◆ TASK TO CARRY OUT
The records below must be written out exactly, with every picture left behind.

[Records contained in a dataset]

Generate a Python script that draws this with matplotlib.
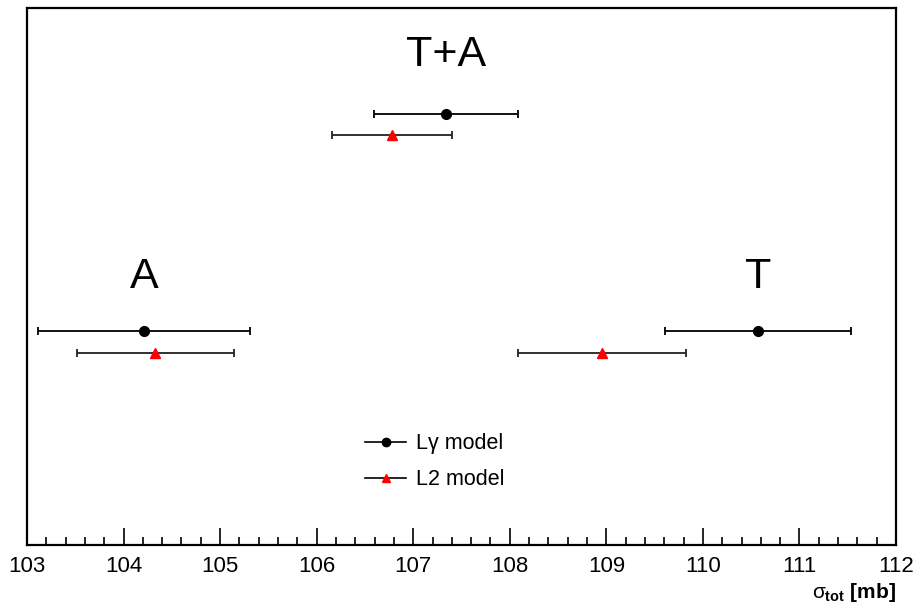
import matplotlib
matplotlib.use("Agg")
import matplotlib.pyplot as plt
from matplotlib.lines import Line2D
from matplotlib.ticker import MultipleLocator

plt.rcParams["font.family"] = ["Liberation Sans", "DejaVu Sans"]
plt.rcParams["mathtext.fontset"] = "custom"
plt.rcParams["mathtext.rm"] = "Liberation Sans"
plt.rcParams["mathtext.it"] = "Liberation Sans"
plt.rcParams["mathtext.bf"] = "Liberation Sans:bold"

# data: total cross section per fit (A, T, T+A)
groups = ["A", "T", "T+A"]
lg_sigma = [104.21, 110.57, 107.34]
lg_err = [1.10, 0.96, 0.75]
l2_sigma = [104.33, 108.96, 106.78]
l2_err = [0.81, 0.87, 0.62]
# row heights for each fit (arbitrary vertical axis)
lg_row = [0.398, 0.398, 0.803]
l2_row = [0.357, 0.357, 0.763]
label_row = [0.50, 0.50, 0.913]

f = plt.figure(figsize=(9.18, 6.08), dpi=100)
ax = f.add_axes([27 / 918, 1 - 545 / 608, 869 / 918, 537 / 608])

ax.errorbar(lg_sigma, lg_row, xerr=lg_err, fmt="o", color="black", ms=7,
            elinewidth=1.3, capsize=3, capthick=1.3, ecolor="black")
ax.errorbar(l2_sigma, l2_row, xerr=l2_err, fmt="^", color="red", ms=7,
            mec="red", elinewidth=1.3, capsize=3, capthick=1.3, ecolor="#222222")

for name, xs, ys in zip(groups, lg_sigma, label_row):
    ax.text(xs, ys, name, fontsize=31, ha="center", va="center")

ax.set_xlim(103, 112)
ax.set_ylim(0, 1)
ax.xaxis.set_major_locator(MultipleLocator(1))
ax.xaxis.set_minor_locator(MultipleLocator(0.2))
ax.tick_params(axis="x", which="both", direction="in", top=False, labelsize=16, pad=8)
ax.tick_params(axis="x", which="major", length=12, width=1.2)
ax.tick_params(axis="x", which="minor", length=6, width=1.2)
ax.set_yticks([])
for sp in ax.spines.values():
    sp.set_linewidth(1.6)

ax.set_xlabel(r"$\sigma_{\mathbf{tot}}$ [mb]", loc="right", fontsize=15,
              fontweight="bold", labelpad=3)

handles = [
    Line2D([], [], color="black", marker="o", ms=6, lw=1.2),
    Line2D([], [], color="black", marker="^", ms=6, lw=1.2, mfc="red", mec="red"),
]
ax.legend(handles, ["L\u03b3 model", "L2 model"], loc="center left",
          bbox_to_anchor=(0.377, 0.155), frameon=False, fontsize=15.5,
          handlelength=1.9, handletextpad=0.45, labelspacing=0.7, borderpad=0)

f.savefig("out.png", dpi=100)
plt.close(f)
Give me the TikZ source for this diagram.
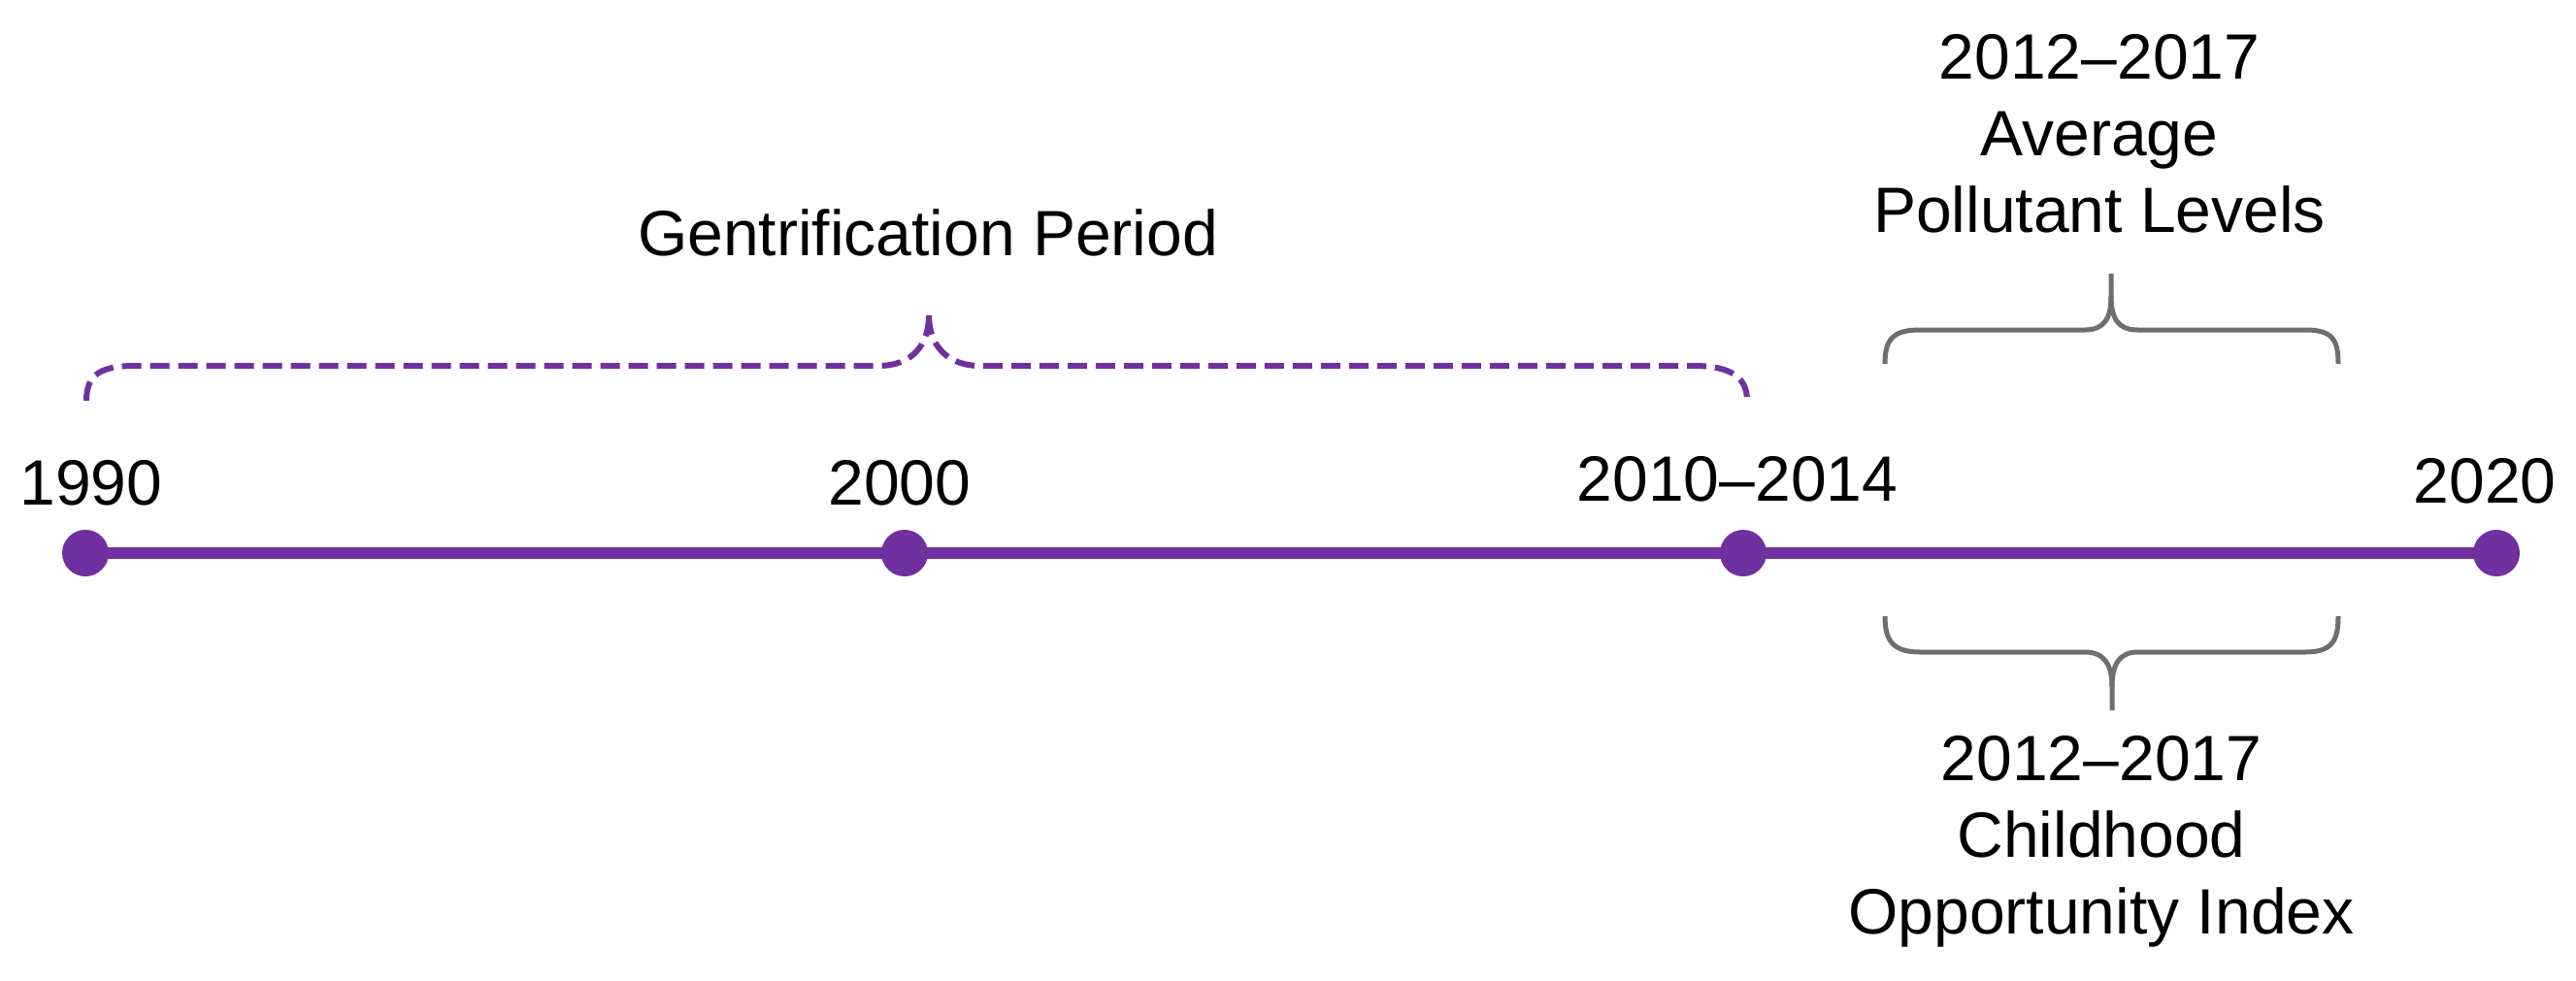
\documentclass[tikz,border=0pt]{standalone}
\usepackage{fontspec}
\setmainfont{Liberation Sans}
\usetikzlibrary{backgrounds}
\definecolor{tlpurple}{HTML}{7030A0}
\definecolor{bracegray}{HTML}{6E6E6E}
\begin{document}
\begin{tikzpicture}[x=0.5pt,y=-0.5pt,
  dot/.style={circle,fill=tlpurple,inner sep=0pt,minimum size=24pt},
  yearlabel/.style={anchor=base,inner sep=0pt,font=\fontsize{33}{39.5}\selectfont},
  blocklabel/.style={anchor=north,align=center,inner sep=0pt,font=\fontsize{33}{39.5}\selectfont},
  timeline/.style={line width=6pt,draw=tlpurple},
  graybrace/.style={draw=bracegray,line width=2.5pt},
  purplebrace/.style={draw=tlpurple,line width=3pt,dash pattern=on 10pt off 4.5pt}]
\useasboundingbox (0,0) rectangle (2654,1011);
% dots
\node[dot] (d1990) at (88,570) {};
\node[dot] (d2000) at (932,570) {};
\node[dot] (d2010) at (1796,570) {};
\node[dot] (d2020) at (2572,570) {};
\begin{pgfonlayer}{background}
\fill[white] (0,0) rectangle (2654,1011);
\draw[timeline] (d1990.center) -- (d2020.center);
\end{pgfonlayer}
% year labels
\node[yearlabel] (l1990) at (94,520) {1990};
\node[yearlabel] (l2000) at (927,520) {2000};
\node[yearlabel] (l2010) at (1790,516) {2010–2014};
\node[yearlabel] (l2020) at (2560,518) {2020};
% gentrification brace
\node[yearlabel] (gent) at (956,263) {Gentrification Period};
\draw[purplebrace] (89,413) .. controls (89,385) and (105,377) .. (140,377)
  -- (905,377) .. controls (940,377) and (957,355) .. (957,325);
\draw[purplebrace] (957,325) .. controls (957,355) and (975,377) .. (1010,377)
  -- (1745,377) .. controls (1785,377) and (1800,390) .. (1800,413);
% top gray brace
\node[blocklabel] (pollut) at (2163,35) {2012–2017\\Average\\Pollutant Levels};
\draw[graybrace] (1942,375) .. controls (1942,350) and (1950,340) .. (1978,340)
  -- (2148,340) .. controls (2168,340) and (2175,328) .. (2175,305) -- (2175,282);
\draw[graybrace] (2175,305) .. controls (2175,328) and (2182,340) .. (2202,340)
  -- (2375,340) .. controls (2403,340) and (2409,350) .. (2409,375);
% bottom gray brace
\draw[graybrace] (1942,635) .. controls (1942,660) and (1950,672) .. (1978,672)
  -- (2148,672) .. controls (2168,672) and (2176,685) .. (2176,708) -- (2176,732);
\draw[graybrace] (2176,708) .. controls (2176,685) and (2183,672) .. (2203,672)
  -- (2375,672) .. controls (2403,672) and (2409,660) .. (2409,635);
\node[blocklabel] (coi) at (2165,758) {2012–2017\\Childhood\\Opportunity Index};
\end{tikzpicture}
\end{document}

◆ CORRECT ANSWER
Generate a Python script that draws this with matplotlib.
import matplotlib
matplotlib.use("Agg")
import matplotlib.pyplot as plt
from matplotlib.lines import Line2D
from matplotlib.ticker import MultipleLocator

plt.rcParams["font.family"] = ["Liberation Sans", "DejaVu Sans"]
plt.rcParams["mathtext.fontset"] = "custom"
plt.rcParams["mathtext.rm"] = "Liberation Sans"
plt.rcParams["mathtext.it"] = "Liberation Sans"
plt.rcParams["mathtext.bf"] = "Liberation Sans:bold"

# data: total cross section per fit (A, T, T+A)
groups = ["A", "T", "T+A"]
lg_sigma = [104.21, 110.57, 107.34]
lg_err = [1.10, 0.96, 0.75]
l2_sigma = [104.33, 108.96, 106.78]
l2_err = [0.81, 0.87, 0.62]
# row heights for each fit (arbitrary vertical axis)
lg_row = [0.398, 0.398, 0.803]
l2_row = [0.357, 0.357, 0.763]
label_row = [0.50, 0.50, 0.913]

f = plt.figure(figsize=(9.18, 6.08), dpi=100)
ax = f.add_axes([27 / 918, 1 - 545 / 608, 869 / 918, 537 / 608])

ax.errorbar(lg_sigma, lg_row, xerr=lg_err, fmt="o", color="black", ms=7,
            elinewidth=1.3, capsize=3, capthick=1.3, ecolor="black")
ax.errorbar(l2_sigma, l2_row, xerr=l2_err, fmt="^", color="red", ms=7,
            mec="red", elinewidth=1.3, capsize=3, capthick=1.3, ecolor="#222222")

for name, xs, ys in zip(groups, lg_sigma, label_row):
    ax.text(xs, ys, name, fontsize=31, ha="center", va="center")

ax.set_xlim(103, 112)
ax.set_ylim(0, 1)
ax.xaxis.set_major_locator(MultipleLocator(1))
ax.xaxis.set_minor_locator(MultipleLocator(0.2))
ax.tick_params(axis="x", which="both", direction="in", top=False, labelsize=16, pad=8)
ax.tick_params(axis="x", which="major", length=12, width=1.2)
ax.tick_params(axis="x", which="minor", length=6, width=1.2)
ax.set_yticks([])
for sp in ax.spines.values():
    sp.set_linewidth(1.6)

ax.set_xlabel(r"$\sigma_{\mathbf{tot}}$ [mb]", loc="right", fontsize=15,
              fontweight="bold", labelpad=3)

handles = [
    Line2D([], [], color="black", marker="o", ms=6, lw=1.2),
    Line2D([], [], color="black", marker="^", ms=6, lw=1.2, mfc="red", mec="red"),
]
ax.legend(handles, ["L\u03b3 model", "L2 model"], loc="center left",
          bbox_to_anchor=(0.377, 0.155), frameon=False, fontsize=15.5,
          handlelength=1.9, handletextpad=0.45, labelspacing=0.7, borderpad=0)

f.savefig("out.png", dpi=100)
plt.close(f)
Give me the TikZ source for this diagram.
\documentclass[tikz,border=0pt]{standalone}
\usepackage{fontspec}
\setmainfont{Liberation Sans}
\usetikzlibrary{backgrounds}
\definecolor{tlpurple}{HTML}{7030A0}
\definecolor{bracegray}{HTML}{6E6E6E}
\begin{document}
\begin{tikzpicture}[x=0.5pt,y=-0.5pt,
  dot/.style={circle,fill=tlpurple,inner sep=0pt,minimum size=24pt},
  yearlabel/.style={anchor=base,inner sep=0pt,font=\fontsize{33}{39.5}\selectfont},
  blocklabel/.style={anchor=north,align=center,inner sep=0pt,font=\fontsize{33}{39.5}\selectfont},
  timeline/.style={line width=6pt,draw=tlpurple},
  graybrace/.style={draw=bracegray,line width=2.5pt},
  purplebrace/.style={draw=tlpurple,line width=3pt,dash pattern=on 10pt off 4.5pt}]
\useasboundingbox (0,0) rectangle (2654,1011);
% dots
\node[dot] (d1990) at (88,570) {};
\node[dot] (d2000) at (932,570) {};
\node[dot] (d2010) at (1796,570) {};
\node[dot] (d2020) at (2572,570) {};
\begin{pgfonlayer}{background}
\fill[white] (0,0) rectangle (2654,1011);
\draw[timeline] (d1990.center) -- (d2020.center);
\end{pgfonlayer}
% year labels
\node[yearlabel] (l1990) at (94,520) {1990};
\node[yearlabel] (l2000) at (927,520) {2000};
\node[yearlabel] (l2010) at (1790,516) {2010–2014};
\node[yearlabel] (l2020) at (2560,518) {2020};
% gentrification brace
\node[yearlabel] (gent) at (956,263) {Gentrification Period};
\draw[purplebrace] (89,413) .. controls (89,385) and (105,377) .. (140,377)
  -- (905,377) .. controls (940,377) and (957,355) .. (957,325);
\draw[purplebrace] (957,325) .. controls (957,355) and (975,377) .. (1010,377)
  -- (1745,377) .. controls (1785,377) and (1800,390) .. (1800,413);
% top gray brace
\node[blocklabel] (pollut) at (2163,35) {2012–2017\\Average\\Pollutant Levels};
\draw[graybrace] (1942,375) .. controls (1942,350) and (1950,340) .. (1978,340)
  -- (2148,340) .. controls (2168,340) and (2175,328) .. (2175,305) -- (2175,282);
\draw[graybrace] (2175,305) .. controls (2175,328) and (2182,340) .. (2202,340)
  -- (2375,340) .. controls (2403,340) and (2409,350) .. (2409,375);
% bottom gray brace
\draw[graybrace] (1942,635) .. controls (1942,660) and (1950,672) .. (1978,672)
  -- (2148,672) .. controls (2168,672) and (2176,685) .. (2176,708) -- (2176,732);
\draw[graybrace] (2176,708) .. controls (2176,685) and (2183,672) .. (2203,672)
  -- (2375,672) .. controls (2403,672) and (2409,660) .. (2409,635);
\node[blocklabel] (coi) at (2165,758) {2012–2017\\Childhood\\Opportunity Index};
\end{tikzpicture}
\end{document}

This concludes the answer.